Farm work is an invitation to relationship. From getting to know intimately a piece of land — where do the birds like to live, where is the coolest spot in summer, where does it stay wet after heavy spring rains — to understanding the needs and behaviors of animals, respecting the natural forces of weather and the seasons, and the many chances to practice humility and gratitude in the face of uncontrollable events that often lead to failure, and enjoying the unexpected small beauties and appearances of grace.

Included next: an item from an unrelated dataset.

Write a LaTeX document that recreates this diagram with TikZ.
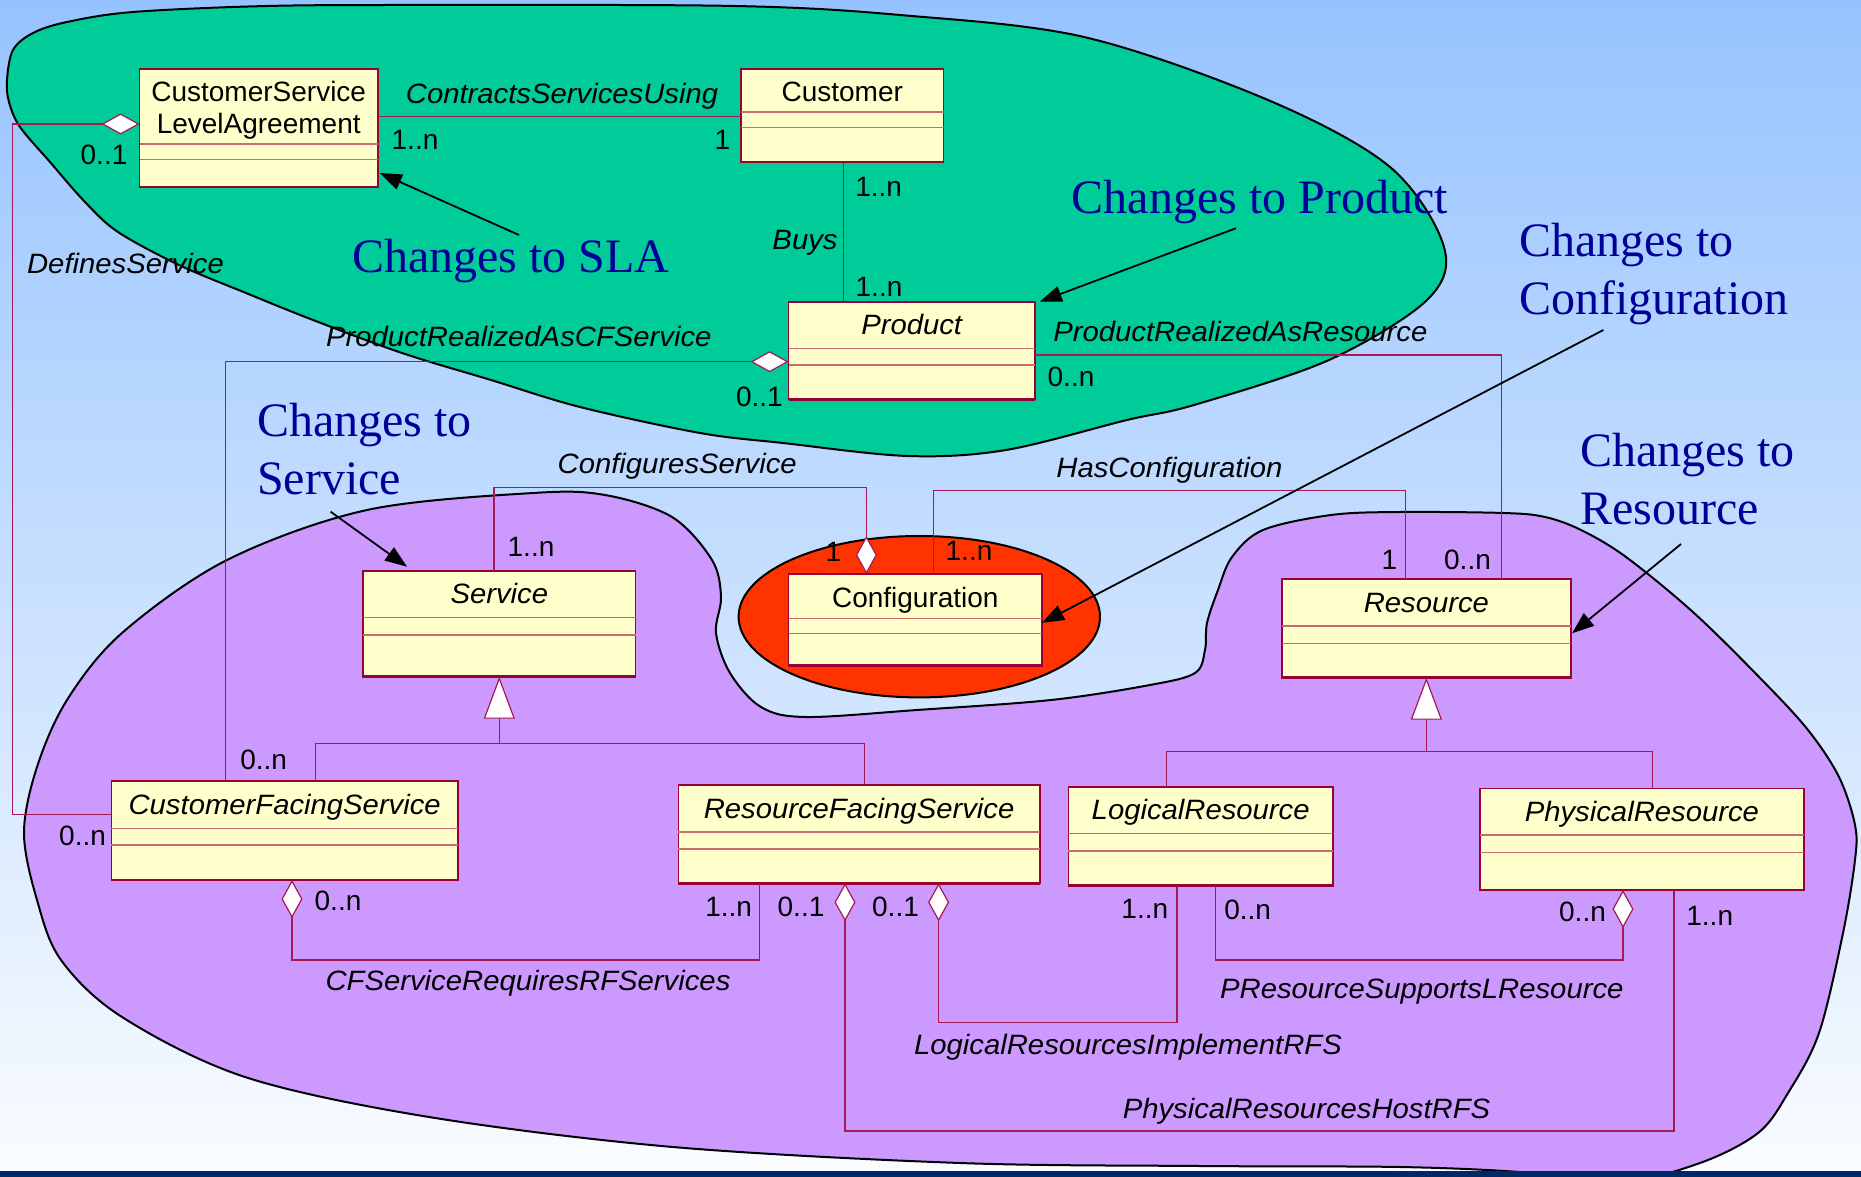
\documentclass[tikz,border=0pt]{standalone}
\usepackage{fontspec}
\setmainfont{Liberation Sans}[ItalicFeatures={FakeStretch=1.045}]
\newfontfamily\annfont{Liberation Serif}
\usetikzlibrary{arrows.meta,calc}
\definecolor{bgtop}{RGB}{150,195,255}
\definecolor{bgbot}{RGB}{250,252,255}
\definecolor{navy}{RGB}{0,40,102}
\definecolor{blobgreen}{RGB}{0,204,153}
\definecolor{blobpurple}{RGB}{204,153,255}
\definecolor{blobred}{RGB}{255,51,0}
\definecolor{clsfill}{RGB}{255,255,204}
\definecolor{clsborder}{RGB}{153,0,51}
\definecolor{clssep}{RGB}{200,105,115}
\definecolor{connc}{RGB}{165,25,85}
\definecolor{annblue}{RGB}{0,0,153}
\tikzset{
  Agg/.tip={Diamond[length=38pt,width=21pt,fill=white]},
  Gen/.tip={Triangle[length=42pt,width=31pt,fill=white]},
  cls/.style={draw=clsborder, fill=clsfill, line width=1.6pt, rectangle, inner sep=0pt, outer sep=0pt},
  sepline/.style={draw=clssep, line width=1.6pt},
  clsname/.style={inner sep=0pt, font=\fontsize{28}{31.6}\selectfont},
  clsnameit/.style={inner sep=0pt, font=\fontsize{28}{31.6}\selectfont\itshape},
  conn/.style={draw=connc, line width=1.2pt},
  lbl/.style={inner sep=0pt, anchor=base, font=\fontsize{28}{33}\selectfont\itshape},
  mult/.style={inner sep=0pt, anchor=base, font=\fontsize{28}{33}\selectfont},
  ann/.style={inner sep=0pt, anchor=base west, text=annblue, font=\annfont\fontsize{48}{57.5}\selectfont},
  annarrow/.style={draw=black, line width=1.8pt, -{Triangle[length=22pt,width=16pt]}},
  blob/.style={draw=black, line width=2pt},
}
\newcommand{\umlcls}[9]{%
  \node[cls, anchor=north west, minimum width=#4pt, minimum height=#5pt] (#1) at (#2,#3) {};
  \draw[sepline] ($(#1.north west)+(0,#6)$) -- ($(#1.north east)+(0,#6)$);
  \draw[sepline] ($(#1.north west)+(0,#7)$) -- ($(#1.north east)+(0,#7)$);
  \draw[clsborder, line width=2.6pt] (#1.south west) -- (#1.south east);
  \node[#9, anchor=base] (#1-name) at ($(#1.north)+(0,33)$) {#8};
}
\newcommand{\twol}[2]{\begin{tabular}[t]{@{}l@{}}#1\\#2\end{tabular}}
\begin{document}
\begin{tikzpicture}[x=1pt,y=-1pt]
\useasboundingbox (0,0) rectangle (1861,1177);
\shade[top color=bgtop,bottom color=bgbot] (0,0) rectangle (1861,1177);
% green blob
\draw[blob,fill=blobgreen] plot[smooth cycle, tension=0.55] coordinates {
 (7,80) (13,50) (33,33) (67,22) (133,12) (267,6) (428,5) (735,6) (900,15) (1084,37) (1268,100)
 (1390,167) (1444,247) (1427,300) (1329,360) (1194,405) (1127,420) (1006,450) (908,456)
 (783,443) (700,433) (580,407) (491,380) (402,353) (313,320) (246,293) (179,265) (118,232)
 (85,202) (50,162) (20,127) (9,102)};
% purple blob
\draw[blob,fill=blobpurple] plot[smooth cycle, tension=0.55] coordinates {
 (24,833) (37,767) (67,700) (122,633) (227,560) (367,510) (533,493) (605,495) (672,517)
 (712,560) (721,597) (716,633) (730,673) (761,707) (806,717) (917,710) (1051,700)
 (1150,685) (1195,673) (1205,650) (1207,623) (1218,590) (1232,557) (1263,530) (1331,515)
 (1399,512) (1504,513) (1545,517) (1581,530) (1626,557) (1694,613) (1762,680) (1808,730)
 (1839,777) (1855,825) (1855,860)
 (1843,933) (1819,1033) (1788,1093) (1758,1133) (1700,1163) (1620,1182) (1520,1172)
 (1400,1167) (1200,1166) (960,1163) (673,1147) (429,1117) (245,1077) (122,1017) (61,960)
 (37,900)};
% red ellipse
\draw[blob,fill=blobred] (919.3,616.7) ellipse [x radius=180.7pt, y radius=80.7pt];
\fill[navy] (0,1171) rectangle (1861,1177);
% classes
\umlcls{csla}{139.6}{69}{238.2}{118}{75.3}{90.7}{\begin{tabular}[t]{@{}c@{}}CustomerService\\LevelAgreement\end{tabular}}{clsname}
\umlcls{customer}{741}{69}{202.5}{93}{43.3}{58.7}{Customer}{clsname}
\umlcls{product}{788.6}{301.7}{246.2}{97.6}{46.6}{63.3}{Product}{clsnameit}
\umlcls{service}{363}{570.7}{272.6}{106}{46.6}{64}{Service}{clsnameit}
\umlcls{config}{788.6}{574}{253.4}{91.7}{44.3}{59.3}{Configuration}{clsname}
\umlcls{resource}{1281.7}{579}{289.3}{98.7}{46.7}{64.3}{Resource}{clsnameit}
\umlcls{cfs}{111.4}{781}{346.6}{99}{47.3}{64}{CustomerFacingService}{clsnameit}
\umlcls{rfs}{678.4}{785}{361.3}{98.3}{46.7}{64}{ResourceFacingService}{clsnameit}
\umlcls{lr}{1068.4}{786.7}{264.6}{99}{46.6}{64.3}{LogicalResource}{clsnameit}
\umlcls{pr}{1480}{788.3}{323.8}{101.7}{46.7}{64}{PhysicalResource}{clsnameit}
% connectors
\draw[conn] (csla.east |- 0,116.7) -- (customer.west |- 0,116.7);
\draw[conn] (customer.south -| 843.7,0) -- (product.north -| 843.7,0);
\draw[conn,{Agg}-] (csla.west |- 0,124) -- (12.2,124) |- (cfs.west |- 0,814.3);
\draw[conn,{Agg}-] (product.west |- 0,361.7) -| (cfs.north -| 225.3,0);
\draw[conn] (product.east |- 0,355) -| (resource.north -| 1501.7,0);
\draw[conn,-{Agg}] (service.north -| 494,0) -- (494,487.7) -| (config.north -| 866.4,0);
\draw[conn] (config.north -| 933.7,0) -- (933.7,490.7) -| (resource.north -| 1405.6,0);
\draw[conn,{Gen}-] (service.south) -- (service.south |- 0,743.3) -| (cfs.north -| 315.3,0);
\draw[conn] (service.south |- 0,743.3) -| (rfs.north -| 864.6,0);
\draw[conn,{Gen}-] (resource.south) -- (resource.south |- 0,751.7) -| (lr.north -| 1166.5,0);
\draw[conn] (resource.south |- 0,751.7) -| (pr.north -| 1652.4,0);
\draw[conn,{Agg}-] (cfs.south -| 292,0) -- (292,960) -| (rfs.south -| 759.3,0);
\draw[conn,{Agg}-] (rfs.south -| 845,0) -- (845,1131) -| (pr.south -| 1673.9,0);
\draw[conn,{Agg}-] (rfs.south -| 938.6,0) -- (938.6,1022.3) -| (lr.south -| 1177,0);
\draw[conn,-{Agg}] (lr.south -| 1215.6,0) -- (1215.6,960) -| (pr.south -| 1623,0);
% association labels
\node[lbl] (l-csu) at (562,104) {ContractsServicesUsing};
\node[lbl] (l-buys) at (805,250) {Buys};
\node[lbl] (l-def) at (125.5,273.3) {DefinesService};
\node[lbl] (l-prcf) at (518.8,346.7) {ProductRealizedAsCFService};
\node[lbl] (l-prr) at (1240.4,341.7) {ProductRealizedAsResource};
\node[lbl] (l-cs) at (677.2,473.3) {ConfiguresService};
\node[lbl] (l-hc) at (1169.5,477.3) {HasConfiguration};
\node[lbl] (l-cfrf) at (528,990.7) {CFServiceRequiresRFServices};
\node[lbl] (l-psl) at (1421.8,998.3) {PResourceSupportsLResource};
\node[lbl] (l-lri) at (1128,1054) {LogicalResourcesImplementRFS};
\node[lbl] (l-prh) at (1306.5,1118.3) {PhysicalResourcesHostRFS};
% multiplicities
\node[mult] (m1) at (415,150) {1..n};
\node[mult] (m2) at (722.5,150) {1};
\node[mult] (m3) at (104,165) {0..1};
\node[mult] (m4) at (878.6,196.7) {1..n};
\node[mult] (m5) at (879,296.7) {1..n};
\node[mult] (m6) at (759.4,406.7) {0..1};
\node[mult] (m7) at (1071,386) {0..n};
\node[mult] (m8) at (531,556.7) {1..n};
\node[mult] (m9) at (833.5,561.7) {1};
\node[mult] (m10) at (969,560) {1..n};
\node[mult] (m11) at (1389.5,569.3) {1};
\node[mult] (m12) at (1467.5,569.3) {0..n};
\node[mult] (m13) at (263.6,769.3) {0..n};
\node[mult] (m14) at (82.6,845) {0..n};
\node[mult] (m15) at (338,910.7) {0..n};
\node[mult] (m16) at (728.6,916.7) {1..n};
\node[mult] (m17) at (801,916.7) {0..1};
\node[mult] (m18) at (895.5,916.7) {0..1};
\node[mult] (m19) at (1144.8,918.3) {1..n};
\node[mult] (m20) at (1247.7,919.3) {0..n};
\node[mult] (m21) at (1582.5,921.7) {0..n};
\node[mult] (m22) at (1709.7,925) {1..n};
% annotations
\node[ann] (a-sla) at (352,272.7) {Changes to SLA};
\node[ann] (a-prod) at (1071.6,213.3) {Changes to Product};
\node[ann] (a-conf) at (1519,256.7) {\twol{Changes to}{Configuration}};
\node[ann] (a-serv) at (257,436.7) {\twol{Changes to}{Service}};
\node[ann] (a-res) at (1580,466.7) {\twol{Changes to}{Resource}};
\coordinate (aSLA) at (519,235);
\coordinate (aProd) at (1235.8,228.3);
\coordinate (aConf) at (1603.4,330);
\coordinate (aServ) at (330.6,511.7);
\coordinate (aRes) at (1681,544);
\draw[annarrow] (aSLA) -- ($(csla.south east)+(2,-14)$);
\draw[annarrow] (aProd) -- ($(product.north east)+(5,0)$);
\draw[annarrow] (aConf) -- ($(config.east)+(0,3)$);
\draw[annarrow] (aServ) -- ($(service.north west)+(44,-4)$);
\draw[annarrow] (aRes) -- ($(resource.east)+(1,5)$);
\end{tikzpicture}
\end{document}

That said, losing it, occasionally, has been part of my farming experience. For example:
Breeding season was almost over. Usually, I bring a buck to the does in heat with a truck and horse trailer, but it was easier, I thought that day, to just load Daisy Mae into the front seat and drive her to the boys. Part of the reason I bring the buck to the does is the bucks' living space is, well... akin to a university fraternity. The bucks are rambunctious and parade behaviors that are about one-upping. When in rut, they literally knock down the walls of their house. I put Daisy Mae on a leash and led her over to this den of debauchery (come on, isn't that a bit overboard on the poetics — KEEP READING...) where the three boys stood peeing on their own beards and forelegs, making catcalls that sound like a chorus of monkeys and cavemen. I took the leash off Daisy Mae, whose tail was wagging approvingly, and brought our buck, Storm, out to meet her. She was definitely in heat so the two got down to business, and fait accompli, I began to take Storm back through the gate to his brothers. As I turned to shut the gate, Daisy Mae snuck in behind us. So, the debacle began! Those three horned beasts and that vixen transformed into a grunting, head banging cyclone of fur I proved helpless to disassemble. Finally, brandishing a plastic feed can lid like a gladiator's shield, I charged into the fray, swearing in languages and idioms I didn't know existed. After what seemed a long perplexing contemplation on the possibility of impregnation by all three bucks, Daisy Mae was leashed and out the gate. Panting, I got her into the pick-up, and as I climbed behind the wheel, gruffly exclaimed, "this is all your fault!" She calmly "maaaaa-ed" at me and I clearly understood her meaning to be "really?!" As a caretaker of animals, it "really?!" is my responsibility as the more evolved mammal to prevent preventable events like this one. I was a little lazy, cut a corner, stepped out of a routine without upping my awareness going in to it. It was my fault I lost it!
It was a cold evening in April when an older doe was close to giving birth. I was keeping a vigilant eye on her because older does can have complications and I was worried about the predicted below freezing night temperatures. As night came on, her progress was slow at 10pm and midnight. Finally at 2am, she was close to pushing. As hard labor began, she started to bear down and cry out. After ten minutes, I could see the small front hooves of her kid. Then a tiny black nose appeared, and after a few big pushes, out gushed a flood of goo and fluid and a baby girl. It was freezing, and I toweled off the kid then stuck her inside my coat, as mama was on her side again, hollering and laboring. This went on for 40 minutes with the usual appearance of those front hooves and nose, but that kid was not coming out. The umbilical cord usually breaks at some point as the kid moves through the birth canal, then they will need to breathe air soon. I sanitized my hands and began probing and gently working to help the kid out. The baby in my coat was squawking to nurse and mama looked exhausted. Suddenly, a wave of despair rolled over me, a quicksand pit of incompetence pulled on me, and tears welled up in my eyes. I felt I just couldn't bear the pressure and loneliness of the moment. I am trained for this during kidding season when a work week can be 100 hours with maybe no full nights of sleep. I said a little prayer. Decided to call the vet for help. As I stepped out of the shed to pull out my phone, the crisp clarity of the cold hit me and I noticed the night sky. That blue black infinity was sprinkled with glimmering stars and the vastness and silence took me aback. One farmer, doing what I love, in the context of blessing and beauty. The birth turned out fine. I called the vet, got the kid out, and called the vet back to cancel.
It's all so groundless-- on a rare occasion, the result is tragic, the birth doesn't go well. Farming is the ground where simplicity, accountability and service meet the edge of fear, holding back and falling short; getting it right or losing it becomes a flowering of something more transparent and spacious and loving, if you'll let it.